Reiseverbot in Deutschland

Von Anke Schwarzer

Reiseverbot in Deutschland

Derzeit werden in Deutschland über 150 000 Menschen in ihrer Bewegungsfreiheit eingeschränkt. Asylsuchende und Menschen mit Duldung unterliegen der so genannten „Residenzpflicht“. Zwar gibt es inzwischen auf Länderebene Erleichterungen. Der Gebietsarrest für Flüchtlinge sollte jedoch ohne Wenn und Aber aus den deutschen Gesetzesbüchern gestrichen werden.

Das Reiseverbot und den Gebietsarrest für Flüchtlinge haben einige Bundesländer in den letzten Jahren gelockert. Doch es bleibt beim Herumdoktern an einzelnen Liberalisierungen hier und da, an ausgefeilten Ausnahmeklauseln und ausgeklügelten Gebietserweiterungen. In elf der dreizehn Flächenstaaten wurde der Aufenthaltsbereich von Asylsuchenden auf das Bundesland ausgeweitet. Keine Änderung gibt es im Saarland – das kleinste Flächenland mit seinen sechs Landkreisen galt schon immer als ein zusammenhängender Aufenthaltsbe – reich, weil nur eine Ausländerbehörde für alle Flüchtlinge im Land zuständig ist.

Bayern und Sachsen weiteten den Aufenthaltsbereich vom Landkreis auf den etwas größeren Regierungsbezirk aus. In Thüringen wurde zunächst ein umständliches System von je drei umliegenden Landkreisen einschließlich einer größeren Stadt als Aufenthaltsbereich eingeführt. Seit Juli ist dort aber – wie sonst nur noch in Mecklenburg-Vorpommern – für alle Betroffenen der Aufenthalt im Bundesland ohne Einschränkung erlaubt.

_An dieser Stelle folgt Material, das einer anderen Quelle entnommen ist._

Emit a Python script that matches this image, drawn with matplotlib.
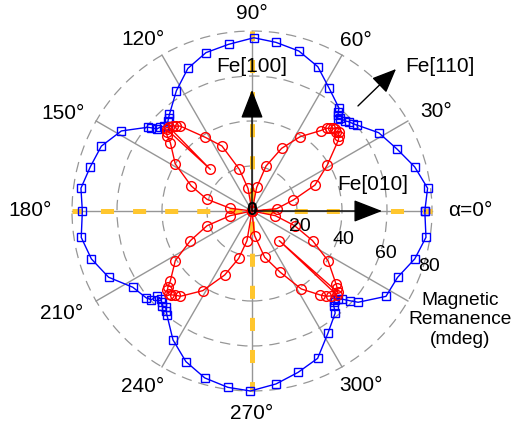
import numpy as np
import matplotlib
matplotlib.use('Agg')
import matplotlib.pyplot as plt
from matplotlib.patches import Circle

plt.rcParams['font.family'] = ['Liberation Sans', 'DejaVu Sans']
plt.rcParams['lines.scale_dashes'] = False

# blue: squares, angle (deg) and remanence (mdeg)
blue_theta = [0, 7.4, 15.2, 23.1, 31.7, 39.3, 40.8, 42.7, 44.2, 46.3, 47.2, 48.1, 49.0, 49.8,
              57.8, 65.5, 73.7, 81.9, 89.4, 98.0, 106.2, 114.2, 122.2, 130.5, 131.8, 133.2,
              134.6, 136.0, 137.6, 139.2, 140.4, 141.2, 148.5, 156.7, 164.7, 172.4, 180.0,
              188.8, 196.6, 204.8, 212.6, 219.5, 221.4, 221.9, 223.8, 225.2, 226.5, 228.0,
              229.5, 230.7, 238.5, 246.3, 254.2, 262.2, 269.5, 277.9, 285.9, 294.0, 301.9,
              309.2, 310.8, 312.0, 313.2, 314.3, 315.6, 317.6, 319.3, 327.5, 335.5, 343.6,
              351.4, 360.0]
blue_r = [76.8, 78.7, 74.9, 70.1, 66.2, 60.3, 59.4, 58.5, 57.5, 56.9, 56.0, 57.3, 58.4, 59.9,
          64.4, 70.5, 74.1, 75.7, 77.0, 74.8, 73.3, 69.5, 63.1, 56.5, 55.6, 54.6,
          53.2, 54.2, 55.3, 55.8, 58.0, 59.4, 68.1, 72.9, 74.5, 76.7, 75.4,
          76.8, 74.5, 70.2, 62.9, 60.8, 59.6, 56.7, 56.2, 57.0, 58.1, 57.4,
          58.6, 59.7, 67.2, 73.1, 77.1, 79.1, 80.0, 77.6, 74.6, 71.7, 63.9,
          58.5, 55.6, 54.4, 54.0, 54.7, 56.0, 59.2, 62.2, 70.6, 71.1, 75.4,
          78.2, 76.8]

# red: circles
red_theta = [0, 5.3, 14.9, 22.4, 31.4, 39.4, 41.0, 42.3, 43.4, 44.6, 45.8, 46.7, 48.0, 49.5,
             57.1, 64.7, 72.7, 78.8, 90, 100.0, 106.9, 114.8, 122.4, 130.2, 131.8, 133.0,
             134.7, 135.0, 136.2, 137.4, 138.6, 140.1, 148.5, 157.6, 165.4, 172.9, 180,
             192.0, 198.1, 205.7, 212.9, 220.5, 222.0, 223.2, 224.9, 226.2, 227.6, 230.0,
             238.3, 246.9, 254.3, 260.4, 270, 276.0, 285.3, 294.8, 302.3, 309.1, 311.0,
             313.0, 315.3, 312.6, 316.5, 317.8, 319.0, 326.8, 333.9, 341.0, 348.6, 360]
red_r = [0, 11.0, 19.0, 30.3, 39.2, 49.7, 51.0, 52.2, 51.3, 52.0, 51.4, 50.5, 49.5, 47.0,
         39.3, 30.8, 20.9, 10.7, 0, 10.2, 19.4, 31.8, 38.8, 49.4, 50.6, 51.8,
         52.7, 26.2, 52.4, 51.6, 50.2, 47.3, 40.0, 29.2, 20.7, 9.7, 0,
         9.9, 21.0, 30.4, 40.6, 47.7, 50.2, 51.6, 52.3, 51.7, 50.6, 49.5,
         41.6, 30.9, 21.9, 13.4, 0, 11.0, 21.3, 30.0, 41.0, 48.1, 50.2,
         51.6, 53.1, 17.9, 52.6, 51.2, 49.5, 40.4, 30.0, 20.0, 10.6, 0]

ring_vals = [20, 40, 60, 80]
spoke_angles = [0, 30, 60, 90, 120, 150, 180, 210, 240, 270, 300, 330]
angle_labels = ['90°', '60°', '30°', 'α=0°', '120°', '150°', '180°', '210°', '240°', '270°', '300°']
label_x = [0.0, 46.0, 82.0, 97.0, -48.5, -83.8, -98.7, -84.6, -48.6, 0.0, 48.6]
label_y = [87.6, 75.7, 44.0, 0.0, 76.0, 43.4, 0.0, -45.5, -78.1, -89.9, -77.6]

px = 2.25  # pixels per mdeg
fig = plt.figure(figsize=(5.17, 4.30), dpi=100)
ax = fig.add_axes([0, 0, 1, 1])
ax.set_xlim(-252 / px, (517 - 252) / px)
ax.set_ylim(-(430 - 211) / px, 211 / px)
ax.axis('off')

gray = '#969696'
for rv in ring_vals:
    ax.add_patch(Circle((0, 0), rv, fill=False, ec=gray, lw=0.9, ls=(0, (7.5, 5)), zorder=1))
for a in spoke_angles:
    t = np.deg2rad(a)
    ax.plot([0, 80 * np.cos(t)], [0, 80 * np.sin(t)], color=gray, lw=1.0, zorder=1)

# yellow dashed axes, dashes start from the centre
yel = '#FFC62E'
for a in [0, 90, 180, 270]:
    t = np.deg2rad(a)
    ax.plot([0, 80 * np.cos(t)], [0, 80 * np.sin(t)], color=yel, lw=3.6,
            ls=(15.8, (9.4, 13.7)), solid_capstyle='butt', zorder=2)

bt = np.deg2rad(blue_theta)
ax.plot(np.array(blue_r) * np.cos(bt), np.array(blue_r) * np.sin(bt), color='#0000FF', lw=1.0,
        marker='s', ms=5.8, mfc='none', mec='#0000FF', mew=1.0, zorder=3)
rt = np.deg2rad(red_theta)
ax.plot(np.array(red_r) * np.cos(rt), np.array(red_r) * np.sin(rt), color='#FF0000', lw=1.0,
        marker='o', ms=7.0, mfc='none', mec='#FF0000', mew=1.0, zorder=4)

ax.text(0, 0, '0', ha='center', va='center', fontsize=14, fontweight='bold', zorder=6)

for rv in ring_vals:
    t = np.deg2rad(-17.5)
    ax.text((rv + 2.5) * np.cos(t), (rv + 2.5) * np.sin(t), str(rv), ha='center', va='center',
            fontsize=14, zorder=5)
for s, x, y in zip(angle_labels, label_x, label_y):
    ax.text(x, y, s, ha='center', va='center', fontsize=15)

ax.text(92.3, -48.4, 'Magnetic\nRemanence\n(mdeg)', ha='center', va='center', fontsize=13.8,
        linespacing=1.2)

arrow = dict(arrowstyle='-|>,head_length=0.9,head_width=0.35', color='k', lw=1.0,
             mutation_scale=20, shrinkA=0, shrinkB=0)
ax.annotate('', xy=(0, 53.8), xytext=(0, 0), arrowprops=arrow, zorder=7)
ax.annotate('', xy=(57.8, 0), xytext=(0, 0), arrowprops=arrow, zorder=7)
arrow2 = dict(arrow, arrowstyle='-|>,head_length=0.75,head_width=0.32')
ax.annotate('', xy=(64.0, 63.1), xytext=(47.1, 46.7), arrowprops=arrow2, zorder=7)
ax.text(0, 64.4, 'Fe[100]', ha='center', va='center', fontsize=15)
ax.text(53.8, 11.6, 'Fe[010]', ha='center', va='center', fontsize=15)
ax.text(83.5, 64.4, 'Fe[110]', ha='center', va='center', fontsize=15)

plt.savefig('out.png', dpi=100)
plt.close()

Wollen Asylsuchende und Menschen mit einer Duldung allerdings in ein anderes Bundesland reisen, müssen sie auch in Thüringen und MecklenburgVorpommern, ebenso wie in allen anderen Bundesländern eine Erlaubnis beantragen. In sechs Bundesländern erheben die Ausländerbehörden dafür immer noch Gebühren, etwa in Bremen, BadenWürttemberg, Bayern und Berlin. Immerhin: Berlin und Brandenburg erteilen Dauererlaubnisse für das jeweilige Nachbarbundesland, ebenso Bremen und Niedersachsen, da dort länderübergreifende Regelungen getroffen wurden.

Drakonische Strafen

Manche Bundesländer halten aber auch eisern an der Residenzpflicht fest, etwa das von der SPD regierte Hamburg. Dort sind mehr als 6000 Menschen von der Regelung betroffen. Letztes Jahr erteilte die Stadt 600 „Verlassenserlaubnisse“ – die Zahl der Ablehnungen ist nicht bekannt, da die Anträge laut Hamburger Innenbehörde nicht statistisch erfasst würden. Gegen länderübergreifende Regelungen, zum Beispiel mit Niedersachsen, sperrt sich Hamburg hartnäckig. Rheinland-Pfalz und Baden-Württemberg dagegen, die mit Ludwigshafen und Mannheim eine Metropolregion teilen, erwägen eine länderübergreifende Residenzpflicht. Brandenburg will sich sogar um Vereinbarungen bemühen, die nicht nur die Nachbarbundesländer betreffen, sondern Länder aus dem ganzen Bundesgebiet. Dieses Vorgehen besitzt zwar einen gewissen Charme, unterläuft es doch in Teilen den Gebietsarrest, dem unbescholtene Menschen aus dem Iran, aus Afghanistan, Togo, Serbien, aus dem Irak und aus vielen anderen Ländern unterliegen; nichtsdestotrotz: Die entsprechenden Bundesgesetze, die den institutionellen Rassismus in Form gießen, werden damit nicht abgeschafft.